[begin Excerpted records]

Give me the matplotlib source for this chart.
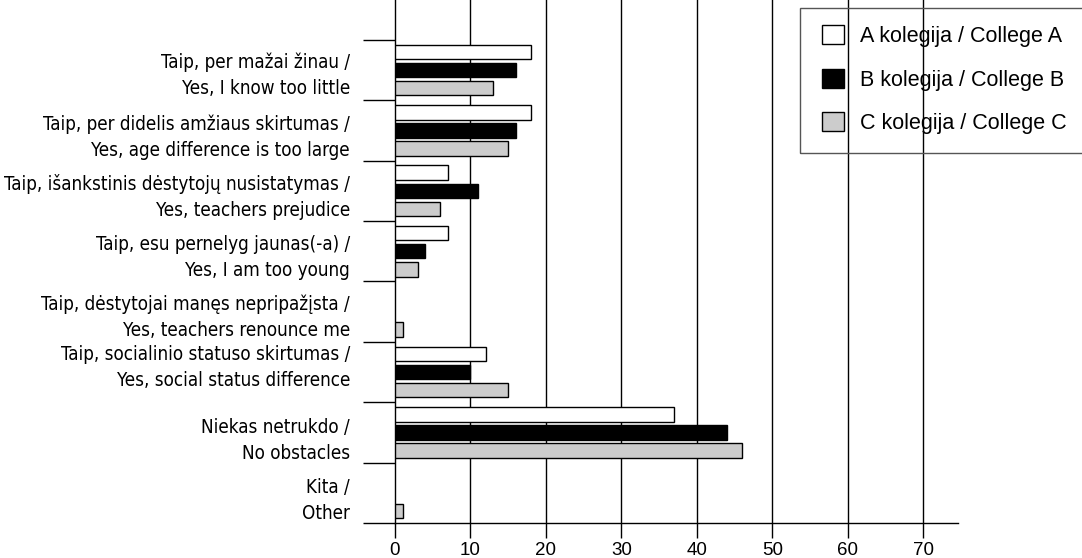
import numpy as np
import matplotlib
matplotlib.use("Agg")
import matplotlib.pyplot as plt
import matplotlib.patches as mpatches
import matplotlib.transforms as mtransforms
from matplotlib import font_manager as fm

# ---------------------------------------------------------------------
# Data
# ---------------------------------------------------------------------
categories = [
    "Taip, per mažai žinau /\nYes, I know too little",
    "Taip, per didelis amžiaus skirtumas /\nYes, age difference is too large",
    "Taip, išankstinis dėstytojų nusistatymas /\nYes, teachers prejudice",
    "Taip, esu pernelyg jaunas(-a) /\nYes, I am too young",
    "Taip, dėstytojai manęs nepripažįsta /\nYes, teachers renounce me",
    "Taip, socialinio statuso skirtumas /\nYes, social status difference",
    "Niekas netrukdo /\nNo obstacles",
    "Kita /\nOther",
]
college_a = [18, 18, 7, 7, 0, 12, 37, 0]
college_b = [16, 16, 11, 4, 0, 10, 44, 0]
college_c = [13, 15, 6, 3, 1, 15, 46, 1]
series_labels = ["A kolegija / College A", "B kolegija / College B", "C kolegija / College C"]
x_ticks = [0, 10, 20, 30, 40, 50, 60, 70]

colors = ["white", "black", "#cccccc"]
main_font = ["Liberation Sans", "DejaVu Sans"]

# ---------------------------------------------------------------------
# Condensed font for category labels, if one is installed
# ---------------------------------------------------------------------
names = {f.name for f in fm.fontManager.ttflist}
condensed = {f.name for f in fm.fontManager.ttflist
             if str(f.stretch) in ("condensed", "semi-condensed", "extra-condensed")}
if "Liberation Sans Narrow" in names:
    label_prop = dict(family=["Liberation Sans Narrow", "DejaVu Sans"], fontsize=14)
elif "DejaVu Sans" in condensed:
    label_prop = dict(family=["DejaVu Sans"], fontstretch="condensed", fontsize=13.5)
else:
    label_prop = dict(family=main_font, fontsize=12.5)

# ---------------------------------------------------------------------
# Figure
# ---------------------------------------------------------------------
W, H = 1082, 558
fig = plt.figure(figsize=(W / 100, H / 100), dpi=100)
ax = fig.add_axes([395 / W, (H - 523) / H, (958 - 395) / W, 523 / H])

y = np.arange(len(categories))
offsets = [-0.3, 0.0, 0.3]
bar_h = 0.24
for vals, off, col, lab in zip([college_a, college_b, college_c], offsets, colors, series_labels):
    vals = np.asarray(vals, dtype=float)
    keep = vals > 0
    ax.barh(y[keep] + off, vals[keep], height=bar_h, color=col,
            edgecolor="black", linewidth=1.0, zorder=3, label=lab)

ax.set_xlim(0, 74.6)
ax.set_ylim(7.5, -1.16)

# grid
for xv in x_ticks[1:]:
    ax.axvline(xv, color="black", linewidth=1.0, zorder=1)

ax.spines["top"].set_visible(False)
ax.spines["right"].set_visible(False)
ax.spines["left"].set_linewidth(1.0)
ax.spines["bottom"].set_linewidth(1.0)

ax.set_xticks(x_ticks)
ax.set_xticklabels([str(v) for v in x_ticks], family=main_font, fontsize=13.5)
ax.tick_params(axis="x", length=11, width=1.0, direction="out", pad=3)

# category boundaries as major ticks, labels as minor ticks
ax.set_yticks(np.arange(len(categories) + 1) - 0.5)
ax.set_yticklabels([])
ax.tick_params(axis="y", which="major", length=23, width=1.0, direction="out")
ax.set_yticks(y, minor=True)
ax.set_yticklabels(categories, minor=True, linespacing=1.47, **label_prop)
ax.tick_params(axis="y", which="minor", length=0, pad=32.4)
label_shift = [0, 1, 1, 1, 0, -10, 3, 2]
for lbl, dy in zip(ax.get_yticklabels(minor=True), label_shift):
    lbl.set_transform(lbl.get_transform() +
                      mtransforms.ScaledTranslation(0, -dy / 100, fig.dpi_scale_trans))

# legend with box running off the right edge
fig.patches.append(mpatches.Rectangle((800 / W, 1 - 153 / H), 300 / W, 145 / H,
                                      transform=fig.transFigure, fill=False,
                                      edgecolor="#555555", linewidth=1.0))
fig.legend(loc="upper left", bbox_to_anchor=(822 / W, 1 - 25 / H), frameon=False,
           prop={"family": main_font, "size": 15.5}, handlelength=1.0,
           handleheight=1.0, handletextpad=0.78, labelspacing=1.0,
           borderpad=0, borderaxespad=0)

fig.savefig("out.png", dpi=100)
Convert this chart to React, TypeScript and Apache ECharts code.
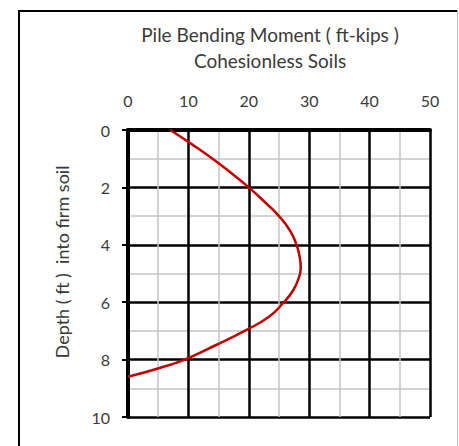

[end Excerpted records]

§ **Directions**: From the first line of the entries above down to the line holding "from matplotlib import font_manager as fm", quote each line exactly and nothing else, skipping pictures.

§ **The answer**:
Give me the matplotlib source for this chart.
import numpy as np
import matplotlib
matplotlib.use("Agg")
import matplotlib.pyplot as plt
import matplotlib.patches as mpatches
import matplotlib.transforms as mtransforms
from matplotlib import font_manager as fm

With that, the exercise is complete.